We will be there Christmas week next month. I called a few months ago and asked about heated pools. I was told that everything is heated. They also said Christmas last year was in the 80s. Average temp seems to be around mid 70s.

Our kids did not want to leave the resort, they were having so much fun! We had to force them to go to parks because we had prepurchased tickets. Next month we are doing Magic Kingdom one day, Anima Kingdom another, and Islands of Adventure another....the rest of the week we are going to enjoy relaxing at the resort! 

Sent from my SAMSUNG-SM-J320AZ using Tapatalk


----------



## dagger1 (Dec 18, 2017)

Thanks to everyone.  We are all in Tower 6, fantastic!  They are working on the pool at Tower 5, but everything is great here at Tower 6.  Our 2/2’s are high, nice views, our 2x3BR’s are on the first floor, nice back patios that walk right out to the pool.  I like the first floor units the best, with the great patios and the 8 grandkids going right out our patio doors to the pool.  Thanks again for the advice!


----------



## whitewater (Dec 19, 2017)

call in advance and also request a pool view from either of these two towers.  you can see some fireworks from that angle.  

PS.  lazy river is still closed for repair.  They resurfaced the pool and have since filled it.  Still waiting on it to open.  Should be any day.  (We are here right now).


----------



## buckor (Dec 19, 2017)

whitewater said:


> call in advance and also request a pool view from either of these two towers.  you can see some fireworks from that angle.
> 
> PS.  lazy river is still closed for repair.  They resurfaced the pool and have since filled it.  Still waiting on it to open.  Should be any day.  (We are here right now).


We are headed down there this Friday...had requested Tower 5 or 6....you think the lazy river at 5 will be back up by then? We stayed in 5 on our last visit and loved "walking out the back door" to the lazy river!
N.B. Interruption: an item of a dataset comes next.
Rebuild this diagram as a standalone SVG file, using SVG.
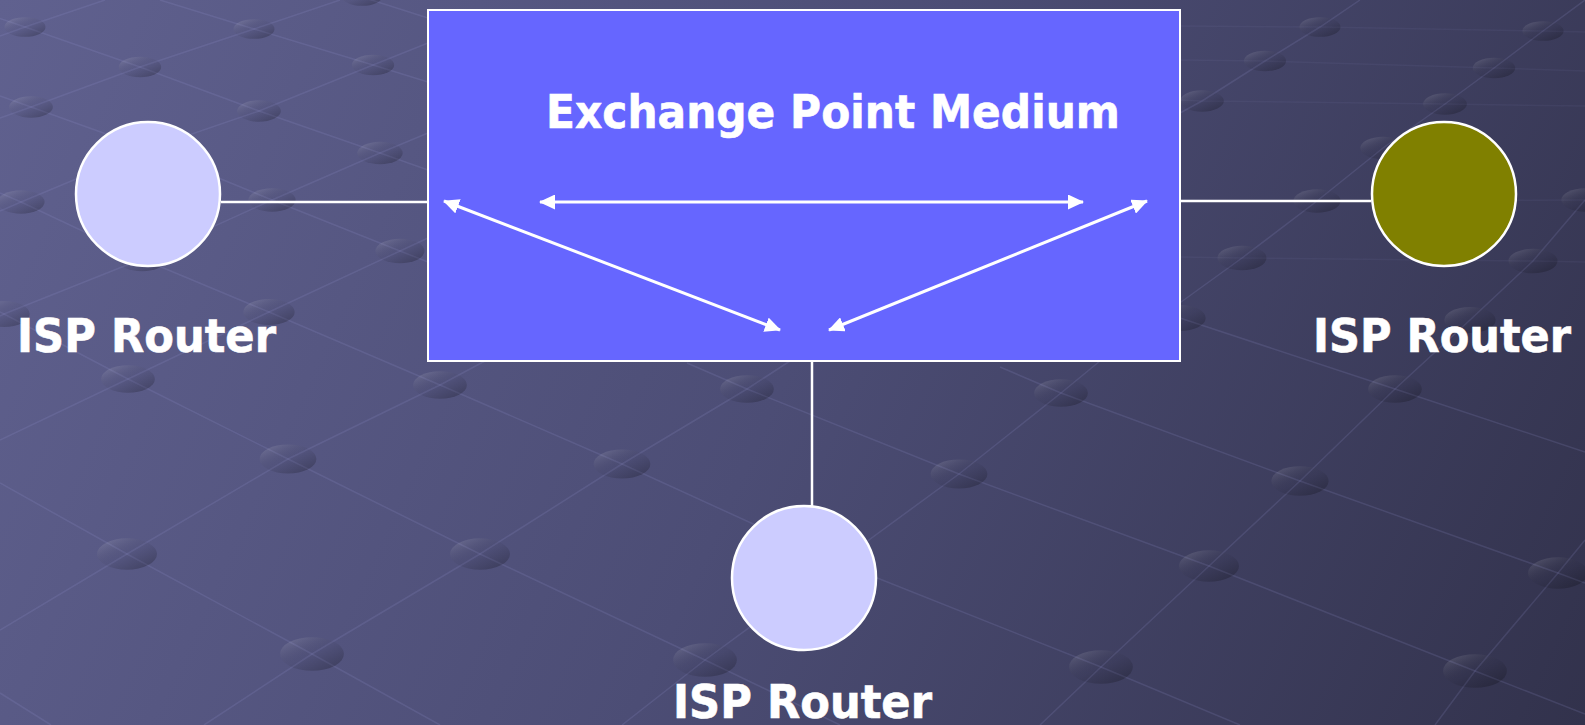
<svg xmlns="http://www.w3.org/2000/svg" width="1585" height="725" viewBox="0 0 1585 725">
<defs>
<linearGradient id="bg" x1="0" y1="0" x2="1585" y2="725" gradientUnits="userSpaceOnUse">
<stop offset="0" stop-color="#60618f"/>
<stop offset="0.5" stop-color="#4c4d75"/>
<stop offset="1" stop-color="#32324c"/>
</linearGradient>
<linearGradient id="dotg" x1="0.15" y1="0.1" x2="0.85" y2="0.9">
<stop offset="0" stop-color="#ffffff" stop-opacity="0.12"/>
<stop offset="0.5" stop-color="#000000" stop-opacity="0.04"/>
<stop offset="1" stop-color="#000000" stop-opacity="0.22"/>
</linearGradient>
<marker id="ah" viewBox="0 0 16 15" refX="15" refY="7.5" markerWidth="16" markerHeight="15" markerUnits="userSpaceOnUse" orient="auto-start-reverse">
<path d="M0,0 L16,7.5 L0,15 z" fill="#ffffff"/>
</marker>
</defs>
<style>
.mesh{fill:none;stroke:#9a9cd8;stroke-opacity:0.16;stroke-width:1.5}
.meshf{fill:none;stroke:#9a9cd8;stroke-opacity:0.07;stroke-width:1.5}
.dot{fill:url(#dotg)}
.link{stroke:#ffffff;stroke-width:2.5;fill:none}
.arrow{stroke:#ffffff;stroke-width:3;fill:none;marker-start:url(#ah);marker-end:url(#ah)}
.router{stroke:#ffffff;stroke-width:2.5}
.lbl{font-family:"DejaVu Sans","Verdana",sans-serif;font-weight:bold;font-size:46px;fill:#ffffff;stroke:#ffffff;stroke-width:0.6}
</style>
<g id="background">
<rect x="0" y="0" width="1585" height="725" fill="url(#bg)"/>
<g id="mesh-lines">
<polyline class="mesh" points="-10,15 25,27 140,67 259,111 380,153 428,170"/>
<polyline class="mesh" points="160,0 254,29 373,65 428,82"/>
<polyline class="mesh" points="362,-3 428,18"/>
<polyline class="mesh" points="0,96 31,107 148,149 272,200 400,251 428,262"/>
<polyline class="mesh" points="0,193 21,202 142,259 269,312 440,385 622,464 832,560 1101,667 1240,725"/>
<polyline class="mesh" points="0,312 4,314 128,379 288,459 480,554 705,660 840,725"/>
<polyline class="mesh" points="0,483 127,554 312,654 440,725"/>
<polyline class="mesh" points="0,693 51,725"/>
<polyline class="mesh" points="687,363 747,389 959,474 1209,566 1475,671 1585,714"/>
<polyline class="mesh" points="1000,367 1061,393 1300,481 1558,573 1585,583"/>
<polyline class="mesh" points="1180,318 1395,389 1585,452"/>
<polyline class="mesh" points="0,36 25,27 105,0"/>
<polyline class="mesh" points="0,118 31,107 140,67 254,29 340,0"/>
<polyline class="mesh" points="0,211 21,202 148,149 259,111 373,65 428,43"/>
<polyline class="mesh" points="0,316 4,314 142,259 272,200 380,153 428,133"/>
<polyline class="mesh" points="0,440 128,379 269,312 400,251 428,238"/>
<polyline class="mesh" points="0,630 127,554 288,459 440,385 485,361"/>
<polyline class="mesh" points="204,725 312,654 480,554 622,464 747,389 790,361"/>
<polyline class="mesh" points="622,725 705,660 832,567 959,474 1061,393 1100,361"/>
<polyline class="mesh" points="1040,725 1101,667 1209,566 1300,481 1395,389 1470,320 1533,261 1585,200"/>
<polyline class="mesh" points="1435,725 1475,671 1558,573 1585,540"/>
<polyline class="mesh" points="1170,310 1242,258 1317,201 1383,148 1445,104 1494,68 1543,31 1585,0"/>
<polyline class="mesh" points="1180,113 1202,101 1265,61 1320,27 1360,0"/>
<polyline class="meshf" points="1180,26 1320,27 1543,31 1585,32"/>
<polyline class="meshf" points="1180,60 1265,61 1494,68 1585,71"/>
<polyline class="meshf" points="1180,100 1202,101 1445,104 1585,106"/>
<polyline class="meshf" points="1180,200 1317,201 1585,200"/>
<polyline class="meshf" points="1180,257 1242,258 1533,261 1585,262"/>
</g>
<g id="mesh-dots">
<ellipse class="dot" cx="362" cy="-4" rx="20.5" ry="9.8"/>
<ellipse class="dot" cx="25" cy="27" rx="20.5" ry="9.8"/>
<ellipse class="dot" cx="254" cy="29" rx="20.5" ry="9.8"/>
<ellipse class="dot" cx="140" cy="67" rx="21.2" ry="10.2"/>
<ellipse class="dot" cx="373" cy="65" rx="21.2" ry="10.2"/>
<ellipse class="dot" cx="31" cy="107" rx="21.9" ry="10.7"/>
<ellipse class="dot" cx="259" cy="111" rx="21.9" ry="10.7"/>
<ellipse class="dot" cx="148" cy="149" rx="22.7" ry="11.2"/>
<ellipse class="dot" cx="380" cy="153" rx="22.7" ry="11.2"/>
<ellipse class="dot" cx="21" cy="202" rx="23.6" ry="11.7"/>
<ellipse class="dot" cx="272" cy="200" rx="23.6" ry="11.7"/>
<ellipse class="dot" cx="400" cy="251" rx="24.5" ry="12.3"/>
<ellipse class="dot" cx="142" cy="259" rx="24.5" ry="12.3"/>
<ellipse class="dot" cx="269" cy="312" rx="25.7" ry="13"/>
<ellipse class="dot" cx="4" cy="314" rx="25.7" ry="13"/>
<ellipse class="dot" cx="128" cy="379" rx="26.9" ry="13.7"/>
<ellipse class="dot" cx="440" cy="385" rx="26.9" ry="13.7"/>
<ellipse class="dot" cx="747" cy="389" rx="26.9" ry="13.7"/>
<ellipse class="dot" cx="288" cy="459" rx="28.4" ry="14.6"/>
<ellipse class="dot" cx="622" cy="464" rx="28.4" ry="14.6"/>
<ellipse class="dot" cx="127" cy="554" rx="30" ry="15.7"/>
<ellipse class="dot" cx="480" cy="554" rx="30" ry="15.7"/>
<ellipse class="dot" cx="832" cy="565" rx="30" ry="15.7"/>
<ellipse class="dot" cx="312" cy="654" rx="31.9" ry="16.8"/>
<ellipse class="dot" cx="705" cy="660" rx="31.9" ry="16.8"/>
<ellipse class="dot" cx="1061" cy="393" rx="26.9" ry="13.7"/>
<ellipse class="dot" cx="1395" cy="389" rx="26.9" ry="13.7"/>
<ellipse class="dot" cx="959" cy="474" rx="28.4" ry="14.6"/>
<ellipse class="dot" cx="1300" cy="481" rx="28.6" ry="14.8"/>
<ellipse class="dot" cx="1209" cy="566" rx="30" ry="15.7"/>
<ellipse class="dot" cx="1558" cy="573" rx="30" ry="15.7"/>
<ellipse class="dot" cx="1101" cy="667" rx="31.9" ry="16.8"/>
<ellipse class="dot" cx="1475" cy="671" rx="31.9" ry="16.8"/>
<ellipse class="dot" cx="1320" cy="27" rx="20.5" ry="9.8"/>
<ellipse class="dot" cx="1543" cy="31" rx="20.6" ry="9.8"/>
<ellipse class="dot" cx="1265" cy="61" rx="21.1" ry="10.2"/>
<ellipse class="dot" cx="1494" cy="68" rx="21.2" ry="10.2"/>
<ellipse class="dot" cx="1202" cy="101" rx="21.9" ry="10.7"/>
<ellipse class="dot" cx="1445" cy="104" rx="21.9" ry="10.7"/>
<ellipse class="dot" cx="1383" cy="148" rx="22.7" ry="11.2"/>
<ellipse class="dot" cx="1317" cy="201" rx="23.6" ry="11.7"/>
<ellipse class="dot" cx="1585" cy="200" rx="23.6" ry="11.7"/>
<ellipse class="dot" cx="1242" cy="258" rx="24.5" ry="12.3"/>
<ellipse class="dot" cx="1533" cy="261" rx="24.5" ry="12.3"/>
<ellipse class="dot" cx="1180" cy="318" rx="25.7" ry="13"/>
<ellipse class="dot" cx="1470" cy="320" rx="25.7" ry="13"/>
</g>
</g>
<g id="exchange-point">
<rect x="428" y="10" width="752" height="351" fill="#6666ff" stroke="#ffffff" stroke-width="2"/>
<text class="lbl" x="546" y="128" textLength="574" lengthAdjust="spacingAndGlyphs">Exchange Point Medium</text>
</g>
<g id="router-left">
<circle class="router" cx="148" cy="194" r="72" fill="#ccccff"/>
<text class="lbl" x="17" y="352" textLength="259" lengthAdjust="spacingAndGlyphs">ISP Router</text>
</g>
<g id="router-right">
<circle class="router" cx="1444" cy="194" r="72" fill="#808000"/>
<text class="lbl" x="1313" y="352" textLength="258" lengthAdjust="spacingAndGlyphs">ISP Router</text>
</g>
<g id="router-bottom">
<circle class="router" cx="804" cy="578" r="72" fill="#ccccff"/>
<text class="lbl" x="673" y="718" textLength="259" lengthAdjust="spacingAndGlyphs">ISP Router</text>
</g>
<g id="connectors">
<line class="link" x1="221" y1="202" x2="427" y2="202"/>
<line class="link" x1="1181" y1="201" x2="1371" y2="201"/>
<line class="link" x1="812" y1="362" x2="812" y2="506"/>
<line class="arrow" x1="540" y1="202" x2="1083" y2="202"/>
<line class="arrow" x1="444" y1="201" x2="780" y2="330"/>
<line class="arrow" x1="1147" y1="201" x2="829" y2="330"/>
</g>
</svg>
Sent from my SAMSUNG-SM-J320AZ using Tapatalk


----------



## whitewater (Dec 19, 2017)

buckor said:


> We are headed down there this Friday...had requested Tower 5 or 6....you think the lazy river at 5 will be back up by then? We stayed in 5 on our last visit and loved "walking out the back door" to the lazy river!
> 
> Sent from my SAMSUNG-SM-J320AZ using Tapatalk


I would think so.  they filled it up with water.  

Guessing they are balancing the water and chemicals.  I'll check it out today and advise


----------



## buckor (Dec 19, 2017)

whitewater said:


> I would think so.  they filled it up with water.
> 
> Guessing they are balancing the water and chemicals.  I'll check it out today and advise


Thanks very much! We're looking forward to a great time this next week!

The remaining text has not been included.